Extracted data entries
===
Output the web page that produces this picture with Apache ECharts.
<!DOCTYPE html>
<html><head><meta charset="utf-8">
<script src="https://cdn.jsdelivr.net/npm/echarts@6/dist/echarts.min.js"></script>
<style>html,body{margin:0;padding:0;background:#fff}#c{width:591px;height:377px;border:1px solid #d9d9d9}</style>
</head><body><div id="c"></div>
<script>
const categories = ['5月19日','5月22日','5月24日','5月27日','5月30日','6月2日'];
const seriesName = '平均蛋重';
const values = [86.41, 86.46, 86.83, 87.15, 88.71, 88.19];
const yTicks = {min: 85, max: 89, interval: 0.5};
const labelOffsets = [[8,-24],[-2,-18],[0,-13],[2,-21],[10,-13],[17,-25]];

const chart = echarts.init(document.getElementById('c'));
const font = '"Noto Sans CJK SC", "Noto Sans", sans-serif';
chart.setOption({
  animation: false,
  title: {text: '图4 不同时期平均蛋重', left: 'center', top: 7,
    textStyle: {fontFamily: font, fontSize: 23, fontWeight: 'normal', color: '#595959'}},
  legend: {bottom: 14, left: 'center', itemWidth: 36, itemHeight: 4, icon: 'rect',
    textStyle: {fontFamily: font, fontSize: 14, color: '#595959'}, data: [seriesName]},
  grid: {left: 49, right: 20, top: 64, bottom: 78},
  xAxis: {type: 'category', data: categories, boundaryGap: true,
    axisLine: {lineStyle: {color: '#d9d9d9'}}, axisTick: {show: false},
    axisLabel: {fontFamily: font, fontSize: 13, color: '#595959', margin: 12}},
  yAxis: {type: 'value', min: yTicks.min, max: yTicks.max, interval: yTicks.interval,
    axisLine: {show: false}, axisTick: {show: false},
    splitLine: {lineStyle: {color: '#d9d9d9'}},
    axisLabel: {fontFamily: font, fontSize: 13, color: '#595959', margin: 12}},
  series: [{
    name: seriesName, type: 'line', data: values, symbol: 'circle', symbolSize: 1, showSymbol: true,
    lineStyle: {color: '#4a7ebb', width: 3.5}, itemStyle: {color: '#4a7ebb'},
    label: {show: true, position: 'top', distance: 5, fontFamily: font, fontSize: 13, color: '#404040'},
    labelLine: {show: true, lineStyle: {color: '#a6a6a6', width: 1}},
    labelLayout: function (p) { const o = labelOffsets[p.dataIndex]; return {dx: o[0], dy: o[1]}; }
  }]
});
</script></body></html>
===
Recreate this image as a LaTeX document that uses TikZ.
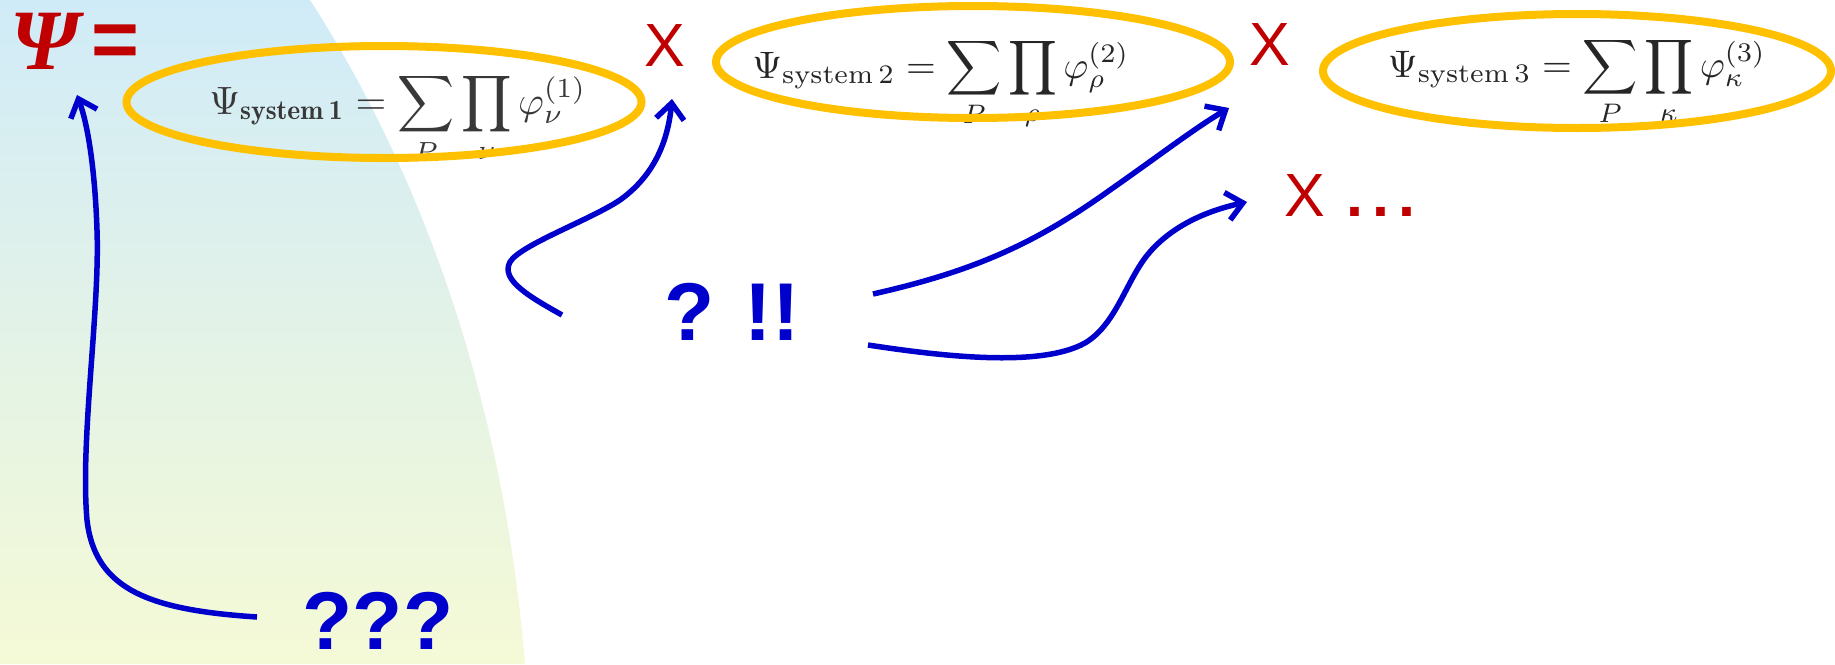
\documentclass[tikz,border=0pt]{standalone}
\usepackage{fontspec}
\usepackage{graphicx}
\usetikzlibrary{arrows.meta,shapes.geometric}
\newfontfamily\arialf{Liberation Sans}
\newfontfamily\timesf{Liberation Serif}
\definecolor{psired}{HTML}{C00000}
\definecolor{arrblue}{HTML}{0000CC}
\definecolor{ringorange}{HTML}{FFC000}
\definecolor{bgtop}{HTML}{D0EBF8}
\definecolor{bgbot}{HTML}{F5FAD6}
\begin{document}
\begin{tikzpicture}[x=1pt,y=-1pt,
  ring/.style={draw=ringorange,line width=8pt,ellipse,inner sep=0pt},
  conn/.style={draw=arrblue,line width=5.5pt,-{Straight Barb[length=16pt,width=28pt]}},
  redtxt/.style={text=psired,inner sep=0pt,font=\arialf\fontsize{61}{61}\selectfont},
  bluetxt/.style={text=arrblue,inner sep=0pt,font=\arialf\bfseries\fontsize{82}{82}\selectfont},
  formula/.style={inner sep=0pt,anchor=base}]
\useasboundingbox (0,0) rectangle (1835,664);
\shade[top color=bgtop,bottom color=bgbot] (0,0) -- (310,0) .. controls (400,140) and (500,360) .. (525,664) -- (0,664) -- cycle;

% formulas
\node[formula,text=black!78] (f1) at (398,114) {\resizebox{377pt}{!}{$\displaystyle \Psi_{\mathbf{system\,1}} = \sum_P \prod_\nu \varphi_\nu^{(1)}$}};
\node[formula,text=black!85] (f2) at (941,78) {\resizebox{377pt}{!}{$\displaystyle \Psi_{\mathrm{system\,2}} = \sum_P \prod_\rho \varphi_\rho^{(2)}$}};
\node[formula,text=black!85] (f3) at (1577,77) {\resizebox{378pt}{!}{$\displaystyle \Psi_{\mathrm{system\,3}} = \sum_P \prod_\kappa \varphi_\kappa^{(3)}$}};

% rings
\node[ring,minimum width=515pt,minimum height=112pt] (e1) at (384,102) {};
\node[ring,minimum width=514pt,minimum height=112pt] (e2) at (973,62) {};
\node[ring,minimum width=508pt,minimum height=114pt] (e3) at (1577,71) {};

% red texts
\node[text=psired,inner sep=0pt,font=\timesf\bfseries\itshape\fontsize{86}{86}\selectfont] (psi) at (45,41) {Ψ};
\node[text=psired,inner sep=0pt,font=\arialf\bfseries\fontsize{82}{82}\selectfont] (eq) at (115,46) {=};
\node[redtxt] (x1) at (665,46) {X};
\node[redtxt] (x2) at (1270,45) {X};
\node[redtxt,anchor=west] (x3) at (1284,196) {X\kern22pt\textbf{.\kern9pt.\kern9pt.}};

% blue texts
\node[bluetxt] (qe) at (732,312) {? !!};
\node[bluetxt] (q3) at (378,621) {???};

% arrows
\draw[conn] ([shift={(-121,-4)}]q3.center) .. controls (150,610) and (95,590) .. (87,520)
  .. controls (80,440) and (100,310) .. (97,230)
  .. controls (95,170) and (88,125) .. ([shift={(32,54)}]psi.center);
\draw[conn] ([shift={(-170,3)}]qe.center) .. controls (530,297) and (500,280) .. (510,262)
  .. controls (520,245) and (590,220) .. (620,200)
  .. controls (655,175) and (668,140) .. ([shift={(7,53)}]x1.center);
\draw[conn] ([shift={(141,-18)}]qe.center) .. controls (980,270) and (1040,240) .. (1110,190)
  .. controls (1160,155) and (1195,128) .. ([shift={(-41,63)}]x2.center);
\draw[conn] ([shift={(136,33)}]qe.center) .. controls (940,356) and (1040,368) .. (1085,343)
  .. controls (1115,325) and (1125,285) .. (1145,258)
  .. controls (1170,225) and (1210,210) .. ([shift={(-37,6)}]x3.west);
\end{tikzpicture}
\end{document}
===
#### WHAT YOU WILL DO:
Copy exactly the part of the material above that opens with the line containing "Recreate this image" and closes with the line containing "(0,664) -- cycle;", ends included. Drop the images.

#### FULL OUTPUT:
Recreate this image as a LaTeX document that uses TikZ.
\documentclass[tikz,border=0pt]{standalone}
\usepackage{fontspec}
\usepackage{graphicx}
\usetikzlibrary{arrows.meta,shapes.geometric}
\newfontfamily\arialf{Liberation Sans}
\newfontfamily\timesf{Liberation Serif}
\definecolor{psired}{HTML}{C00000}
\definecolor{arrblue}{HTML}{0000CC}
\definecolor{ringorange}{HTML}{FFC000}
\definecolor{bgtop}{HTML}{D0EBF8}
\definecolor{bgbot}{HTML}{F5FAD6}
\begin{document}
\begin{tikzpicture}[x=1pt,y=-1pt,
  ring/.style={draw=ringorange,line width=8pt,ellipse,inner sep=0pt},
  conn/.style={draw=arrblue,line width=5.5pt,-{Straight Barb[length=16pt,width=28pt]}},
  redtxt/.style={text=psired,inner sep=0pt,font=\arialf\fontsize{61}{61}\selectfont},
  bluetxt/.style={text=arrblue,inner sep=0pt,font=\arialf\bfseries\fontsize{82}{82}\selectfont},
  formula/.style={inner sep=0pt,anchor=base}]
\useasboundingbox (0,0) rectangle (1835,664);
\shade[top color=bgtop,bottom color=bgbot] (0,0) -- (310,0) .. controls (400,140) and (500,360) .. (525,664) -- (0,664) -- cycle;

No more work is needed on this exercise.